I’m currently witnessing the grieving of six people in my immediate circle. One is grieving after the loss of a beloved family dog, a longtime friend who has been a part of the family for years. Another is mourning after the loss of their trusted house manager, a person who played a significant role in their daily lives. There is also someone grieving after the tragic and untimely loss of their son, taken from them far too soon. And then there’s another person mourning their daughter after she died suddenly, leaving them with an unfillable void. Additionally, we have someone who just recently lost their father and another who is mourning their dear grandmother.

As grief educator David Kessler once said: “Each person’s grief is as unique as their fingerprint. But what everyone has in common is that no matter how they grieve, they share a need for their grief to be witnessed. That doesn’t mean needing someone to try to lessen it or reframe it for them. The need is for someone to be fully present to the magnitude of their loss without trying to point out the silver lining.”

Theirs is a deeply personal experience that they are going through differently. For three of them, social media has provided an outlet to share their grief openly and seek support from a wider community. However, as expected with these platforms, there is tension between their right to grieve openly and the need for privacy and boundaries.

While social media can offer a platform for the expression of grief and where support can be received, it can be a breeding ground for negativity and hurtful comments. It’s disheartening to see individuals who are already in a vulnerable state being subjected to such cruelty.

Three weeks ago, the wife of a well-known South African international composer and producer shared a heartfelt photo on her Instagram account. The image depicted her sitting on the grave of her stepson, taken during a family visit to commemorate his birthday. However, this post was later deleted and replaced with an explanation as to why she had initially shared it. It became evident from her explanation that she had received harsh feedback in response to her expression of grief.

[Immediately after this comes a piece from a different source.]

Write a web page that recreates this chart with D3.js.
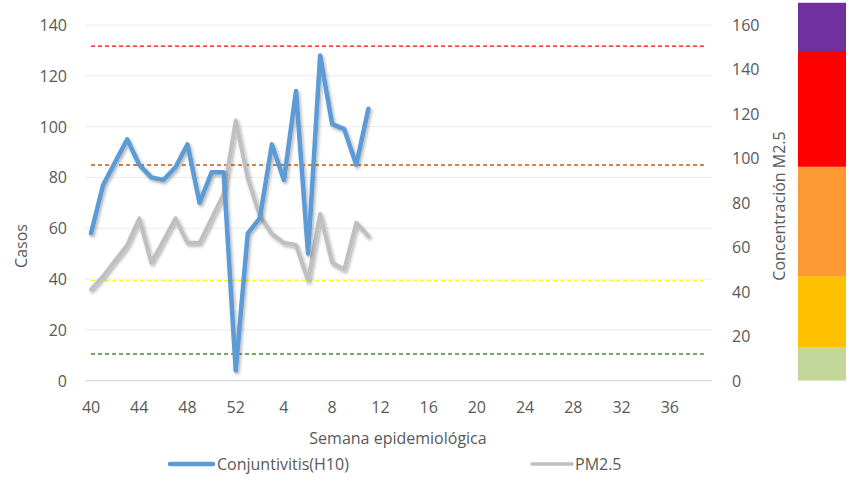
<!DOCTYPE html>
<meta charset="utf-8">
<style>
  body { margin: 0; background: #fff; }
  svg text { font-family: "Open Sans", sans-serif; fill: #595959; }
  .grid line { stroke: #ececec; stroke-width: 1; }
</style>
<svg width="856" height="499"></svg>
<script src="https://cdn.jsdelivr.net/npm/d3@7"></script>
<script>
// semanas epidemiologicas (40..52 de un año, 1..39 del siguiente)
var weeks = [40,41,42,43,44,45,46,47,48,49,50,51,52,
  1,2,3,4,5,6,7,8,9,10,11,12,13,14,15,16,17,18,19,20,21,22,23,24,25,26,
  27,28,29,30,31,32,33,34,35,36,37,38,39];
var tickWeeks = [40,44,48,52,4,8,12,16,20,24,28,32,36];

// casos conjuntivitis (eje izq), semanas 40 .. 11
var conjuntivitis = [58,77,86,95,85,80,79,84,93,70,82,82,4,
  58,64,93,79,114,50,128,101,99,85,107];
// PM2.5 (eje der)
var pm25 = [41,47,54,61,73,53,63,73,62,62,73,84,117,
  91,74,66,62,61,45,75,53,50,71,65];

// limites (eje der) lineas punteadas
var limits = [150.5, 97, 45, 12];
var limitColors = ["#ff0000", "#c55a11", "#ffff00", "#548235"];

// barra de colores de calidad del aire (eje der)
var bandEdges = [0, 14.8, 47, 96.2, 148.3, 170];
var bandColors = ["#c4d79b", "#ffc000", "#ff9933", "#ff0000", "#7030a0"];

var leftTicks = [0,20,40,60,80,100,120,140];
var rightTicks = [0,20,40,60,80,100,120,140,160];

var svg = d3.select("svg");

var defs = svg.append("defs");
var f = defs.append("filter").attr("id", "shadow")
  .attr("x", "-10%").attr("y", "-10%").attr("width", "130%").attr("height", "130%");
f.append("feDropShadow").attr("dx", 1.5).attr("dy", 2).attr("stdDeviation", 1.5)
  .attr("flood-color", "#000").attr("flood-opacity", 0.3);

var plotL = 85, plotR = 712, plotT = 25, plotB = 380.6;

var x = d3.scalePoint().domain(weeks).range([plotL, plotR]).padding(0.5);
var y = d3.scaleLinear().domain([0, 140]).range([plotB, plotT]);
var yR = d3.scaleLinear().domain([0, 160]).range([plotB, plotT]);

// grid
svg.append("g").attr("class", "grid")
  .selectAll("line").data(leftTicks.slice(1)).enter().append("line")
  .attr("x1", plotL).attr("x2", plotR)
  .attr("y1", function(d){ return y(d); }).attr("y2", function(d){ return y(d); });

svg.append("line").attr("x1", plotL).attr("x2", plotR)
  .attr("y1", plotB).attr("y2", plotB)
  .attr("stroke", "#d9d9d9").attr("stroke-width", 1.2);

// left axis labels
svg.append("g").selectAll("text").data(leftTicks).enter().append("text")
  .attr("x", 67).attr("y", function(d){ return y(d) + 6; })
  .attr("text-anchor", "end").style("font-size", "16px")
  .text(function(d){ return d; });

// right axis labels
svg.append("g").selectAll("text").data(rightTicks).enter().append("text")
  .attr("x", 732).attr("y", function(d){ return yR(d) + 6; })
  .attr("text-anchor", "start").style("font-size", "16px")
  .text(function(d){ return d; });

// x labels
svg.append("g").selectAll("text").data(tickWeeks).enter().append("text")
  .attr("x", function(d){ return x(d); }).attr("y", 413)
  .attr("text-anchor", "middle").style("font-size", "16px")
  .text(function(d){ return d; });

// axis titles
svg.append("text").attr("transform", "translate(27,246) rotate(-90)")
  .attr("text-anchor", "middle").style("font-size", "16px").text("Casos");
svg.append("text").attr("transform", "translate(785,206) rotate(-90)")
  .attr("text-anchor", "middle").style("font-size", "16px").text("Concentración M2.5");
svg.append("text").attr("x", 398).attr("y", 444)
  .attr("text-anchor", "middle").style("font-size", "16px").text("Semana epidemiológica");

// limit lines
svg.append("g").selectAll("line").data(limits).enter().append("line")
  .attr("x1", x(weeks[0])).attr("x2", x(weeks[weeks.length - 1]) - 2)
  .attr("y1", function(d){ return yR(d); }).attr("y2", function(d){ return yR(d); })
  .attr("stroke", function(d, i){ return limitColors[i]; })
  .attr("stroke-width", 1.4).attr("stroke-dasharray", "4,3");

// series
var pmLine = d3.line()
  .x(function(d, i){ return x(weeks[i]); })
  .y(function(d){ return yR(d); });
var cLine = d3.line()
  .x(function(d, i){ return x(weeks[i]); })
  .y(function(d){ return y(d); });

svg.append("path").datum(pm25).attr("d", pmLine)
  .attr("fill", "none").attr("stroke", "#bfbfbf").attr("stroke-width", 4)
  .attr("stroke-linejoin", "round").attr("stroke-linecap", "round")
  .attr("filter", "url(#shadow)");

svg.append("path").datum(conjuntivitis).attr("d", cLine)
  .attr("fill", "none").attr("stroke", "#5b9bd5").attr("stroke-width", 4.5)
  .attr("stroke-linejoin", "round").attr("stroke-linecap", "round")
  .attr("filter", "url(#shadow)");

// color bar
svg.append("g").selectAll("rect").data(bandColors).enter().append("rect")
  .attr("x", 798).attr("width", 48)
  .attr("y", function(d, i){ return yR(bandEdges[i + 1]); })
  .attr("height", function(d, i){ return yR(bandEdges[i]) - yR(bandEdges[i + 1]); })
  .attr("fill", function(d){ return d; });

// legend
var leg = svg.append("g");
leg.append("line").attr("x1", 170).attr("x2", 213).attr("y1", 464).attr("y2", 464)
  .attr("stroke", "#5b9bd5").attr("stroke-width", 4.5).attr("stroke-linecap", "round");
leg.append("text").attr("x", 217).attr("y", 470).style("font-size", "16px").text("Conjuntivitis(H10)");
leg.append("line").attr("x1", 532).attr("x2", 572).attr("y1", 464).attr("y2", 464)
  .attr("stroke", "#bfbfbf").attr("stroke-width", 3.5).attr("stroke-linecap", "round");
leg.append("text").attr("x", 575).attr("y", 470).style("font-size", "16px").text("PM2.5");
</script>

Although it is important to note that the couple’s recent announcement of their divorce may not be directly linked to this incident, it is possible that the negative reception of her emotional post played a role. Grieving is a deeply personal and complex process, and individuals often seek solace and support through various outlets, including social media.

1. Education

By raising awareness about the impact of hurtful comments on grieving individuals, we can help people understand the importance of empathy and sensitivity in online interactions. Educate others about the unique nature of grief and the need for compassion during these difficult times.

2. Encourage positive dialogue

Actively promote constructive and empathetic conversations surrounding grief. Encourage individuals to share their own experiences, offer support, and provide kind words to those who are grieving. This sets a positive tone and encourages others to do the same.

3. Moderate and report 

Online platforms should have clear guidelines against hate speech and harmful behaviour. Encourage individuals to report any hurtful comments or abusive behaviour they come across. Platforms should take swift action to remove such content and address the perpetrators accordingly.

4. Practise empathy 

Encourage individuals to put themselves in the shoes of the griever and imagine how hurtful comments may deepen their pain. Remind people to approach online interactions with empathy, kindness, and respect, even if they might not fully understand another person’s grief.

As social media continues to play a significant role in our lives, we must navigate the tension between the right to grieve openly and the need for privacy and boundaries. Respect for individual choices, empathy, and understanding are crucial in promoting a healthy online environment. Let’s foster a culture that values the diversity of grieving processes and commends those brave enough to share their vulnerability while also ensuring privacy and boundaries are respected.